Data collection and packaging pipelines - aus-plant-phenomics-network/appn-implementation GitHub Wiki
Data packaging
The schematic provides an overview of the processing pipeline for data generated by nodes (including data from field and controlled environment sites and mobile phenotyping units):
- Each node collects data following its own practices (informed by APPN best practices developed via the APPN Expert Working Groups) and using its own instruments. Although subsequent stages of the pipeline should accommodate any sensible folder structure, nodes are encouraged to follow the APPN guidelines for folder structure. Not shown here is the process for nodes to register the terms used in their local data (identifiers for platforms, sensors, traits, variables, plant varieties, etc.). These will be published as vocabulary terms that can be mapped to public URIs that can be resolved for definitions and associated property values.
- The APPN central data team is developing a Python library to assist with data packaging as each study progresses. The goal is to supply tools that can be plugged into each node's workflows and systems to simplify and automate construction of well-described RO-Crate datasets. This will include scripts for transforming different local data tables and spreadsheets into JSON-LD objects and CSV data that conform with the APPN Domain Model.
- RO-Crates will grow and be populated as each study is executed.
- At the end of the study, the RO-Crate will be archived as a ZIP/TAR representing a valid and FAIR dataset containing all metadata required for downstream processing and aggregation.
- The APPN central data team is developing tools for publishing these assets into shared APPN S3 storage at Pawsey and (in future) NCI. Nodes will have the alternative of publishing to their own local repositories where this is more appropriate or meets local obligations. The publishing step will include validation and the generation of a JSON document that includes all information required on the landing page for the dataset. This document will be produced through automated processing of JSON-LD metadata and other content in each RO-Crate. As APPN proceeds, this step may also apply policies to extract certain key assets (e.g. orthomosaics) and make these directly accessible via URLs and may automatically generate STAC metadata records to maintain a STAC catalogue. This latter component could alternatively be generated at a later point in the flow. The central APPN storage will follow OCFL guidelines for organisation and fixity.
- S3 buckets will be organised to support access control at least at node granularity and likely with finer granularity to ensure compliance with data ownership. In future, APPN-wide policies will be applied to migrate older or less-used assets onto colder (less expensive, lower carbon, slower access) S3 storage.
- JSON metadata documents will be indexed in a database to support query and access. Each will be associated with a DOI with Datacite metadata including all relevant identifiers and URLs for direct acces to the RO-Crate and any key assets that have been extracted separately. It may be possible to develop a relational data model for these metadata, but a NoSQL alternative is likely to offer greater flexibility as data diversity increases.
- All elements represented in the APPN Domain Model (primarily the JSON-LD and CSV components) will further be indexed into a database to support aggregated and faceted access.

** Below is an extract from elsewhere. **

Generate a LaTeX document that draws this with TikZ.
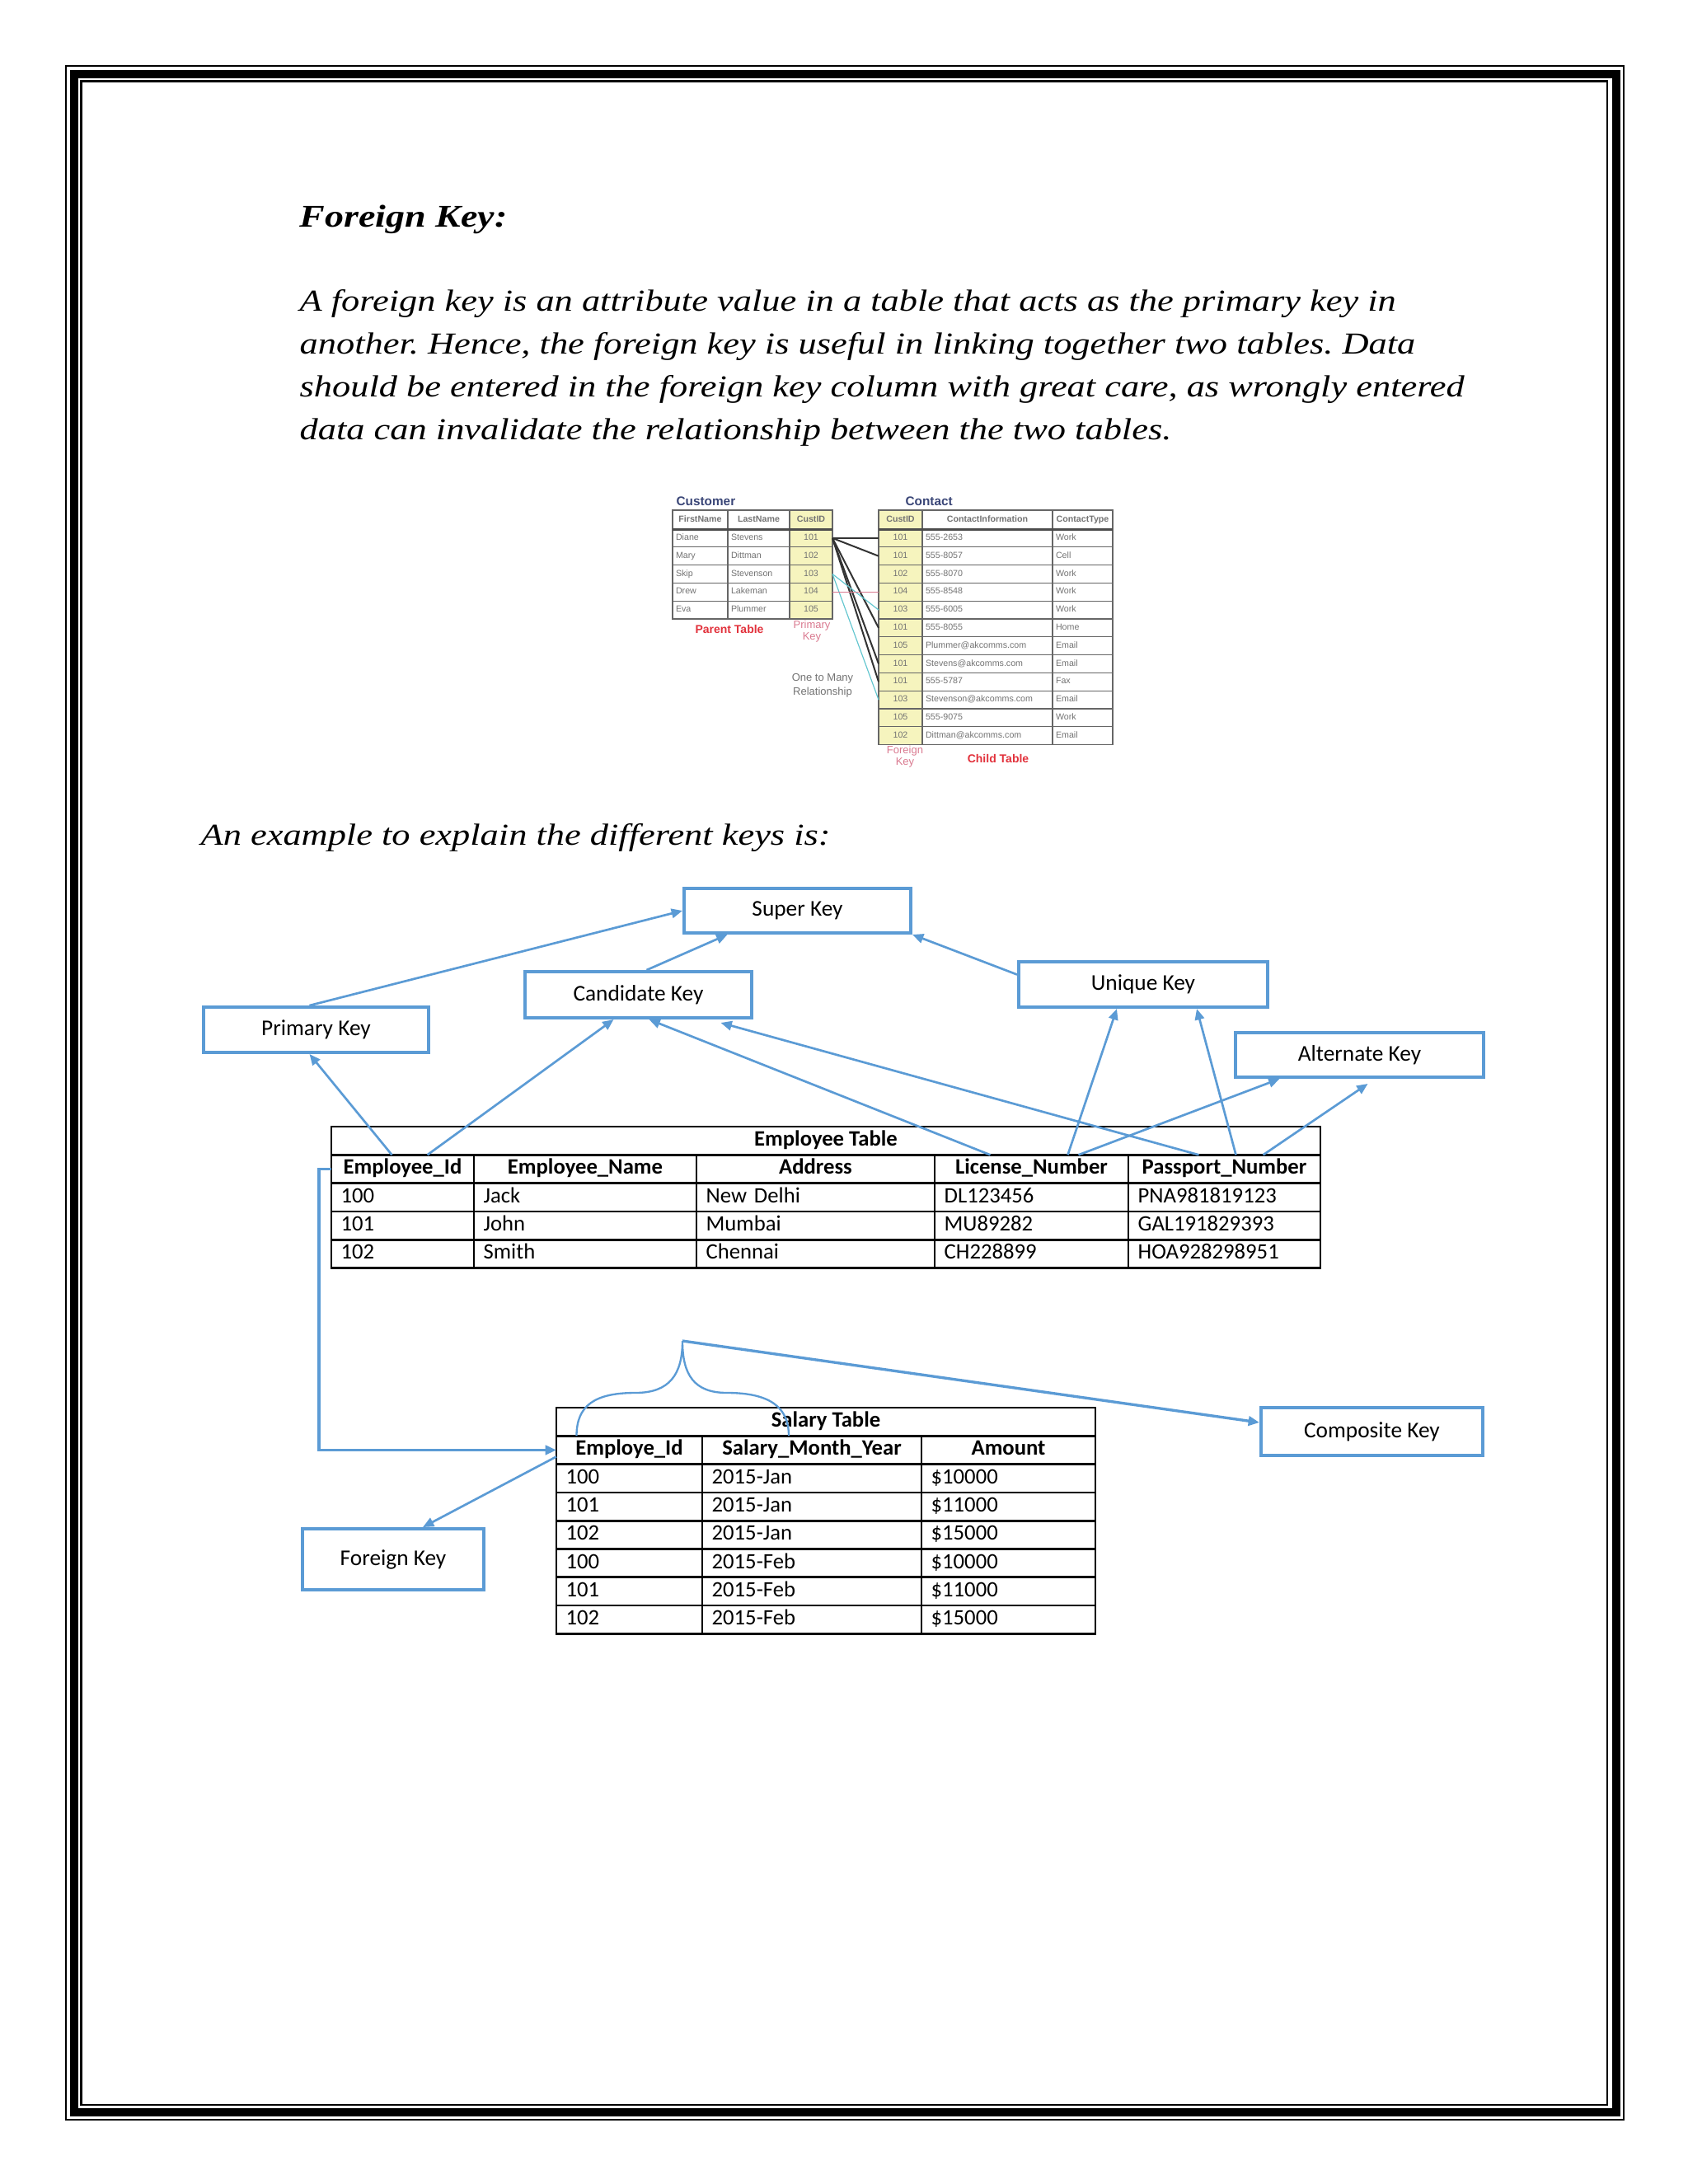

- The data index This again could be structured as a relational data model, but retaining the data as a graph may make it easier to accommodate the full richness of the data as the model expands and to support dynamic integration with external data sources.
- The future APPN data portal will use the metadata database and the data index to enable users to search the APPN data collection and to access, export and download data from individual datasets or (via linkages made in the data index) to download aggregated subsets of the collection.